是的,垮掉的一代是文學上的不法之徒。他們不論在主題、寫作風格,乃至個人生活上,都在挑戰主流價值的單調與安逸,而追求自由、即興、誠實和解放。例如主題上,不論是〈嚎叫〉、《在路上》或是《裸體午餐》,都涉及藥物、性、和各種邊緣行為。但是正如同beat這個字的兩面性,〈嚎叫〉因為過於猥褻而被法院禁止出版,但那僅僅是因為他召喚出美國文明的潛意識。對金斯堡來說,他的目的是想要「拯救和治療美國精神」。同樣,《在路上》看似是描述一種隨性墮落的生活方式,但他是要追問自由的真義,不論是心靈還是肉體的。

只有面對自己的骯髒與腐敗,你才能昇華。

因為垮世代,搖滾樂有了深度與批判

沒有垮世代,搖滾樂不會是如今我們熟知的面貌。

某個意義上,他們在同一個時代發出反叛的聲音。當垮世代(乃至更廣大的hipster)在五○年代把黑人文化和爵士樂加入他們的詩歌與小說,而形成對主流白人社會的挑戰時,貓王和其他人也把黑人的藍調、R&B改造成搖滾樂,掀起回聲更巨大的青年文化。

但那時,搖滾的激情與垮世代的詩歌還沒開始交媾。所以搖滾樂只停留在汽車、女孩和青少年的曖昧衝動。

直到六○年代。巴布.狄倫(Bob Dylan)根本就是金斯堡的詩歌配上動人音樂(雖然少了那些猥褻露骨);披頭四的歌縱使聽不出來垮世代的身影,但Beatles這個字可是把Beetle(甲殼蟲)加上他們喜愛的Beat,而結合成的新字。

垮世代模塑了狄倫和披頭四,而狄倫和披頭四改變了搖滾樂和青年文化。

不只如此。當狄倫、路.瑞德(Lou Reed)、吉姆.莫瑞森(Jim Morrison)捧讀起凱魯亞克和金斯堡的文字後,搖滾樂才開啟他黑暗、反叛、挑釁、地下與詩意的旅程。

這個旅程到搖滾的下一場革命,七○年代的龐克,不論是紐約站還是倫敦站,垮世代的幽靈與肉身都還繼續在列車上加持著我們的搖滾英雄們。派蒂.史密斯(Patti Smith)、理查.海爾(Richard Hell)乃至音速青春樂團(Sonic Youth),都把金斯堡和布洛斯當作精神導師與良友。衝擊合唱團(The Clash)也在專輯及現場演出和金斯堡合作。甚至九○年代的柯特.科本(Kurt Cobain)也和布洛斯合作一張專輯The Priest They Called Him(註3)

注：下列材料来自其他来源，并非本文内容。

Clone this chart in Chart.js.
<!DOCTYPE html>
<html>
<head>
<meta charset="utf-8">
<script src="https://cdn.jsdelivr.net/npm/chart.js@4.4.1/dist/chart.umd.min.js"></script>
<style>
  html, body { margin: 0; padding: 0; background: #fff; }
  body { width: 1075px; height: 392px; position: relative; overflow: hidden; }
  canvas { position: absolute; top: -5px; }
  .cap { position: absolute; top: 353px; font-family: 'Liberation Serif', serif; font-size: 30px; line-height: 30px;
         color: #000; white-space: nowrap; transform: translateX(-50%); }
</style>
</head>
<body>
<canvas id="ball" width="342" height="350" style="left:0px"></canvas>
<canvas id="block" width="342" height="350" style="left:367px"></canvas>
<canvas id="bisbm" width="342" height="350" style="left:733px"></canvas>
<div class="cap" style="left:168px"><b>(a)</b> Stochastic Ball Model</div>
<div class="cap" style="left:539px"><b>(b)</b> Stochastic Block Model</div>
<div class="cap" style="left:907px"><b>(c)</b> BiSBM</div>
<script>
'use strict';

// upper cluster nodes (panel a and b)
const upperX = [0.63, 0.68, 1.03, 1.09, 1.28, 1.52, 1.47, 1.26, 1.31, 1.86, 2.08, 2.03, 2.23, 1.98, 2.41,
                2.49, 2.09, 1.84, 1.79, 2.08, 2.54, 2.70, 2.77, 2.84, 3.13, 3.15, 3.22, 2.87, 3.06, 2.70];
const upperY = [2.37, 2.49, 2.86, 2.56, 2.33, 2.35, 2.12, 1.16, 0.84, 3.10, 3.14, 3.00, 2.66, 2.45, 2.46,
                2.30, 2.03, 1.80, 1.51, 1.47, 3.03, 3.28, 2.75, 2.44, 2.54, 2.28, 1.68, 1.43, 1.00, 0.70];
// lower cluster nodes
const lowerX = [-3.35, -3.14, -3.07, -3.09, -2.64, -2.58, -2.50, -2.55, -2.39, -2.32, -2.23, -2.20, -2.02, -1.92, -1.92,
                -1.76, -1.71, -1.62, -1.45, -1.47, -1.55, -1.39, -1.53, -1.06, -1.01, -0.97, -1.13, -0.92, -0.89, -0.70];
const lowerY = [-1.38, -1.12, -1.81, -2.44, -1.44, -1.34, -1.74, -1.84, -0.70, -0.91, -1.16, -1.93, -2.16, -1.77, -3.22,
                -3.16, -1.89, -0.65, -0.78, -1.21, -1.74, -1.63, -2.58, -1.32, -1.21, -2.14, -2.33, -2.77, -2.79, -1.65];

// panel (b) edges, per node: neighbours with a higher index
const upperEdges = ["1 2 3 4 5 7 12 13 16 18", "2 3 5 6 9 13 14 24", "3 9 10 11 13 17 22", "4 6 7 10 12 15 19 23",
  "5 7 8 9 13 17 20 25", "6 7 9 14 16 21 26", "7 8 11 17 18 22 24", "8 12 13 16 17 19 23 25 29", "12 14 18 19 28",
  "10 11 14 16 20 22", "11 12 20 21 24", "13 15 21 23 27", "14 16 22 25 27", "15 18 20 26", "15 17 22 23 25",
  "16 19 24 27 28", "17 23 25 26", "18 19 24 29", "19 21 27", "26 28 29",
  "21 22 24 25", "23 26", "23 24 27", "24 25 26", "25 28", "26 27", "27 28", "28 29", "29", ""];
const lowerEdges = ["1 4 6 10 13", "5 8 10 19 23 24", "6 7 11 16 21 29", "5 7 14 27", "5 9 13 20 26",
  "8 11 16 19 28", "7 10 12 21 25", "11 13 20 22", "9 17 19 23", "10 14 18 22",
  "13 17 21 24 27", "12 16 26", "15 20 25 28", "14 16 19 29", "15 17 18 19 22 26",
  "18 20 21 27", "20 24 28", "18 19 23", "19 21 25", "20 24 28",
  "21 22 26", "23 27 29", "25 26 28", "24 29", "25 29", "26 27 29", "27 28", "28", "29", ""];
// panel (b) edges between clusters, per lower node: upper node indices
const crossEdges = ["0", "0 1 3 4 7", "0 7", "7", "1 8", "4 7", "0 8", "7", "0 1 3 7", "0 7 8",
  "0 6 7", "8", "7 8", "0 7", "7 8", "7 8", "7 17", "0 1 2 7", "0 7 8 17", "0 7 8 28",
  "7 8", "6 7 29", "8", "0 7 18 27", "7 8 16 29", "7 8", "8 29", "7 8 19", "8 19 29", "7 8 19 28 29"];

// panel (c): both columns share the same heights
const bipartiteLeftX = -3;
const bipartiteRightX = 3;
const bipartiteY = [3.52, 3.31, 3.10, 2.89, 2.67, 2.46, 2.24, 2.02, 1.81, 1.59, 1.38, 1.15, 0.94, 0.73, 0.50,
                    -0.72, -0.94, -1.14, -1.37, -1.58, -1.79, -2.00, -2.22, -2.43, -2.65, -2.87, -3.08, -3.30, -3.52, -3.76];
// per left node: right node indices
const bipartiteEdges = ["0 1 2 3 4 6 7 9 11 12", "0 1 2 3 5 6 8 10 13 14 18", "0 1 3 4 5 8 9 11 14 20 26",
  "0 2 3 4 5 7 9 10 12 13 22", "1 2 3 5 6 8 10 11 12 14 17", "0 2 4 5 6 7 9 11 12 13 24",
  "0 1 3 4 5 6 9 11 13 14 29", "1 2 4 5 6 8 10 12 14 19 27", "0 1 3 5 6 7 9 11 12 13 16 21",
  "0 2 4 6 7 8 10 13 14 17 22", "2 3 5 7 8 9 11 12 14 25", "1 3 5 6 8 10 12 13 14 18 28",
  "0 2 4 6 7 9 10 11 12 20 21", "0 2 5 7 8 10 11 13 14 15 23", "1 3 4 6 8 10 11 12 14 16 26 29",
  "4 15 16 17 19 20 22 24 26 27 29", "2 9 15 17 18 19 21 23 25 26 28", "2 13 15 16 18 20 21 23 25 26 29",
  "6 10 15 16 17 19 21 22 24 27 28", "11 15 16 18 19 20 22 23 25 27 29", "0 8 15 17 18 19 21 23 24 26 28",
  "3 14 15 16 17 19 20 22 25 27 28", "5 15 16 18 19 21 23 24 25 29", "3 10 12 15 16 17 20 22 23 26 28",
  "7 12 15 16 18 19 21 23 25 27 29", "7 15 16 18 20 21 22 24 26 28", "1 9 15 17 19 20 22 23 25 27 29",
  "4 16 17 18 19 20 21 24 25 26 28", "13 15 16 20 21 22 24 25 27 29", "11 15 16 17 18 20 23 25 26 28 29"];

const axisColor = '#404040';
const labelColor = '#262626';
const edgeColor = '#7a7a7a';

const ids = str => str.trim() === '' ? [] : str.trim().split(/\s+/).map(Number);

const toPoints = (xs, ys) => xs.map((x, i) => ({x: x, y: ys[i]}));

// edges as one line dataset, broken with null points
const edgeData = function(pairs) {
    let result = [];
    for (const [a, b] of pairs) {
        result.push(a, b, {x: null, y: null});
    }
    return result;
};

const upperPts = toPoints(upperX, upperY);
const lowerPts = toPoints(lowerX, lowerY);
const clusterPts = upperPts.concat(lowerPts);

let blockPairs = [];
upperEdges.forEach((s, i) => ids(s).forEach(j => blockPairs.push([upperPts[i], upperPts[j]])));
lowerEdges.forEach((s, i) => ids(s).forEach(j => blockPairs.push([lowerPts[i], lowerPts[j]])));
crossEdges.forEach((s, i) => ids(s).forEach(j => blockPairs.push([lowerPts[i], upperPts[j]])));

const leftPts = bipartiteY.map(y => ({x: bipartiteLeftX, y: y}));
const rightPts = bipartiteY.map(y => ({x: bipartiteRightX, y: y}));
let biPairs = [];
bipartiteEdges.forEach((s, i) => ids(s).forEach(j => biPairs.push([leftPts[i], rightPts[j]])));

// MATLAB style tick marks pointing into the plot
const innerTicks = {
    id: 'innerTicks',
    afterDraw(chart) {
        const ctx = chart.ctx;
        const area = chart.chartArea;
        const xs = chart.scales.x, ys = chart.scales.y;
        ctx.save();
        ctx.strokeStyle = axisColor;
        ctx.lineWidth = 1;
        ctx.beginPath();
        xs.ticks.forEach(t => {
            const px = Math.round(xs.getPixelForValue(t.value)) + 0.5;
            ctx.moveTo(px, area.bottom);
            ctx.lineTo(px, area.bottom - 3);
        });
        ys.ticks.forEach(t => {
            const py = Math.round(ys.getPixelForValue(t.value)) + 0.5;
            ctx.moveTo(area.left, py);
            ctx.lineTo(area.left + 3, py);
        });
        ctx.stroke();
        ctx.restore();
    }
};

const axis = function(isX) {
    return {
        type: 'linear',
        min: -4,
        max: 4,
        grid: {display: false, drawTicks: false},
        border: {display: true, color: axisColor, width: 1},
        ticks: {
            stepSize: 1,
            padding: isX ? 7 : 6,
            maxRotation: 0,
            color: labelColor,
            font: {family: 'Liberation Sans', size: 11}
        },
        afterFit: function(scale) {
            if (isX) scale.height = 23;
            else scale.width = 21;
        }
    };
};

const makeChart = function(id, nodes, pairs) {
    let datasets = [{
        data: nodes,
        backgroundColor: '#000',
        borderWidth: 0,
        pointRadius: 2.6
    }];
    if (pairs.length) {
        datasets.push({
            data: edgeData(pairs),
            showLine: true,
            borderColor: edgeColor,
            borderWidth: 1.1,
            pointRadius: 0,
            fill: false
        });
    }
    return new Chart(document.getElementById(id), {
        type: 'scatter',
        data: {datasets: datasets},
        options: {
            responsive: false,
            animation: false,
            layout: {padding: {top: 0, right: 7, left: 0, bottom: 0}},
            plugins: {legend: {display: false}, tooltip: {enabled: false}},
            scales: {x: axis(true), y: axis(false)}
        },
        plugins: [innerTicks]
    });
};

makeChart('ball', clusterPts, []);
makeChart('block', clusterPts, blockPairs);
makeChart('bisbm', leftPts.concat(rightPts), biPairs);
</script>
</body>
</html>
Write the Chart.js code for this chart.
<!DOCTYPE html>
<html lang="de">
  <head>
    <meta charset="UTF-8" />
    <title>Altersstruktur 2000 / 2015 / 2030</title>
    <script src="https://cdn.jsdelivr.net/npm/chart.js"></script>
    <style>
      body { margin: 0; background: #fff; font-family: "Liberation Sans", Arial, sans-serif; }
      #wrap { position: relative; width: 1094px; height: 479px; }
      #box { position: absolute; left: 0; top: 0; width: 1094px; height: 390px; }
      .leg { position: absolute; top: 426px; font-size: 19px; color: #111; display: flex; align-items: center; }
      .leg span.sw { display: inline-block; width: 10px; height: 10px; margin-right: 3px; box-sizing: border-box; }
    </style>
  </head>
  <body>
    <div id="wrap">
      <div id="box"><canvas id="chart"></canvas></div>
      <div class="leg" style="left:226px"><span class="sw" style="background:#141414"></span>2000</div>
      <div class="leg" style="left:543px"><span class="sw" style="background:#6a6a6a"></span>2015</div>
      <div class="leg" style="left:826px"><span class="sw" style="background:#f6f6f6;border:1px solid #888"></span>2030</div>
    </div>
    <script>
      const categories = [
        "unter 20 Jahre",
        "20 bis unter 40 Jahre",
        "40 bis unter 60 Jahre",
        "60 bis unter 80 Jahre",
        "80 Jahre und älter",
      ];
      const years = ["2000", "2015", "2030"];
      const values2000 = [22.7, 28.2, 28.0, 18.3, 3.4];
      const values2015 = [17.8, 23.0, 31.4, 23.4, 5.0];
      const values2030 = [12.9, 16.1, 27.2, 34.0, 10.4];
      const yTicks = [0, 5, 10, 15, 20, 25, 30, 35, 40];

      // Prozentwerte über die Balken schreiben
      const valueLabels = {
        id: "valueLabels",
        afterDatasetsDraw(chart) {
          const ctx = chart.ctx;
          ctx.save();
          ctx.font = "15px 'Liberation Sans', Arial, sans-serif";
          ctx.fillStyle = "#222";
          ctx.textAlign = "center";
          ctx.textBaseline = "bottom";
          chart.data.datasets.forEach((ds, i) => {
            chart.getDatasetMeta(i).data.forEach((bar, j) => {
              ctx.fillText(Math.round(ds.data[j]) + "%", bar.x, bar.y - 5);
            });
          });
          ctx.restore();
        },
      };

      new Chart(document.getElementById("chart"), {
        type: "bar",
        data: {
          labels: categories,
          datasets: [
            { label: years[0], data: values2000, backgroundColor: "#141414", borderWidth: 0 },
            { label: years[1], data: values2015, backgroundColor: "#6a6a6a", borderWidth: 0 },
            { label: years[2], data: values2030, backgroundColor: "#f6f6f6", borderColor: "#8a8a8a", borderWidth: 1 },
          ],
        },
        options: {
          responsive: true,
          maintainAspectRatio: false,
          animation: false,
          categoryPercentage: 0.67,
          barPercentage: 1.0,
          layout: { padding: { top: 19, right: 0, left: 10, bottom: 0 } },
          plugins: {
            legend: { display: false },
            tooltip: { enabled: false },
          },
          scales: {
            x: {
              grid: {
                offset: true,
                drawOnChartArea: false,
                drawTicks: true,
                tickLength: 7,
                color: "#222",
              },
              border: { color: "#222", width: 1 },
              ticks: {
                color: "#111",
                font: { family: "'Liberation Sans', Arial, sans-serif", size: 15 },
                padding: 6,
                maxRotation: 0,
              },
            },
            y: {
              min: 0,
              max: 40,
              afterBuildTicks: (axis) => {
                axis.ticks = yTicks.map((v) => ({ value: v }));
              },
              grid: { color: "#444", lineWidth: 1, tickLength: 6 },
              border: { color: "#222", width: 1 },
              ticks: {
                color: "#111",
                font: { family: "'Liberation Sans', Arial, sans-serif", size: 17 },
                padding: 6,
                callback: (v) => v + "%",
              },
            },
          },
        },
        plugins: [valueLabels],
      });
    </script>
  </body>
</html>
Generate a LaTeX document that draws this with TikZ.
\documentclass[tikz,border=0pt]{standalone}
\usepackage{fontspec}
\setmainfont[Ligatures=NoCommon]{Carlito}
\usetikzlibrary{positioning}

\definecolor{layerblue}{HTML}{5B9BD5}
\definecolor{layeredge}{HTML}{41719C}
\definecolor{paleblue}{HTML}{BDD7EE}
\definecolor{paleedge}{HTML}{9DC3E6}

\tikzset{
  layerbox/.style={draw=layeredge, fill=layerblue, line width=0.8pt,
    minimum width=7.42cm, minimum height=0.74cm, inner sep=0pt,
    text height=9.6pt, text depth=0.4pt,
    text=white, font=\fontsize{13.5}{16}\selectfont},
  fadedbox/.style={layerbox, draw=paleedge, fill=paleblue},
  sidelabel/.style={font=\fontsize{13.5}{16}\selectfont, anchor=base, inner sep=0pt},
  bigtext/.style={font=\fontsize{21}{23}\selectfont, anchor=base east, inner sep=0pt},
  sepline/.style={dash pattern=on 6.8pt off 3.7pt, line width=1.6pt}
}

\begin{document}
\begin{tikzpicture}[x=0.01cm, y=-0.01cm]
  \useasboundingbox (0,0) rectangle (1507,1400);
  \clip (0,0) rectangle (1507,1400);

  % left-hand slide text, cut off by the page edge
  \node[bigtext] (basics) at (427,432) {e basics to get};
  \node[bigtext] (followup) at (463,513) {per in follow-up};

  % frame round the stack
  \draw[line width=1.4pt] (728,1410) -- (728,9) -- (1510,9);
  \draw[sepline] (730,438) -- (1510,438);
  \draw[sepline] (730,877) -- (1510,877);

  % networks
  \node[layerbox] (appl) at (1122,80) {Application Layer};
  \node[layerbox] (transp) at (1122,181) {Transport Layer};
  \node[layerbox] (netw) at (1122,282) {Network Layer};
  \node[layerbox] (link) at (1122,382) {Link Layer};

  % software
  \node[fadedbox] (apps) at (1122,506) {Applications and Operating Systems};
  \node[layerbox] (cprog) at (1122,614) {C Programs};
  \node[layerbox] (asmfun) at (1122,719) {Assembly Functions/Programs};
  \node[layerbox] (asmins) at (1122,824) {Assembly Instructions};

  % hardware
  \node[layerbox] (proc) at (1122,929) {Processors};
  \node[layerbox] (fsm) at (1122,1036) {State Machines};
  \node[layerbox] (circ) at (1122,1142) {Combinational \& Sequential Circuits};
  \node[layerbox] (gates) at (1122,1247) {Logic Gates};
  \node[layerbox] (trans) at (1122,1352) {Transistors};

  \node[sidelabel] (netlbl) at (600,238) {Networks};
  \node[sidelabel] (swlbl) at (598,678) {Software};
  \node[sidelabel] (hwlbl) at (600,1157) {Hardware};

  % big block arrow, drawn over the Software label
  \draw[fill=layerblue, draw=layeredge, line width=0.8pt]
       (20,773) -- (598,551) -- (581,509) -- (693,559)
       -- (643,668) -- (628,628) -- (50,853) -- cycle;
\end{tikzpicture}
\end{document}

是的,過去五十年,垮世代的詩歌、態度與夢想,從來沒有離開過我們,更從來沒有退潮過。地下絲絨的約翰.凱爾(John Cale)曾說,金斯堡是他們所崇敬的地下/前衛文化的良心。而我要說,沒有垮世代,搖滾樂的靈魂將是空洞而蒼白的。

 

註:

1.第一句話是借用李歐納.柯恩(Leonard Cohen)的歌名〈First They Take Manhattan〉。

2.「美麗的失敗者」是李歐納.柯恩的小說名。我認為這個詞 非常貼切beat的精神。

3.金斯堡曾經出過幾張詩與音樂的專輯。最厲害的是他的最後一張,單曲〈The Ballad of the Skeletons〉,歌詞當然是他寫的詩,演奏是由Lenny Kay彈貝斯,保羅.麥卡尼彈吉他,菲利普.格拉斯負責彈鍵盤。唱片封面是由攝影大師羅伯.法蘭克(Robert Frank)操刀,MV則是由葛斯.范.桑(Gus Van Sant)導演。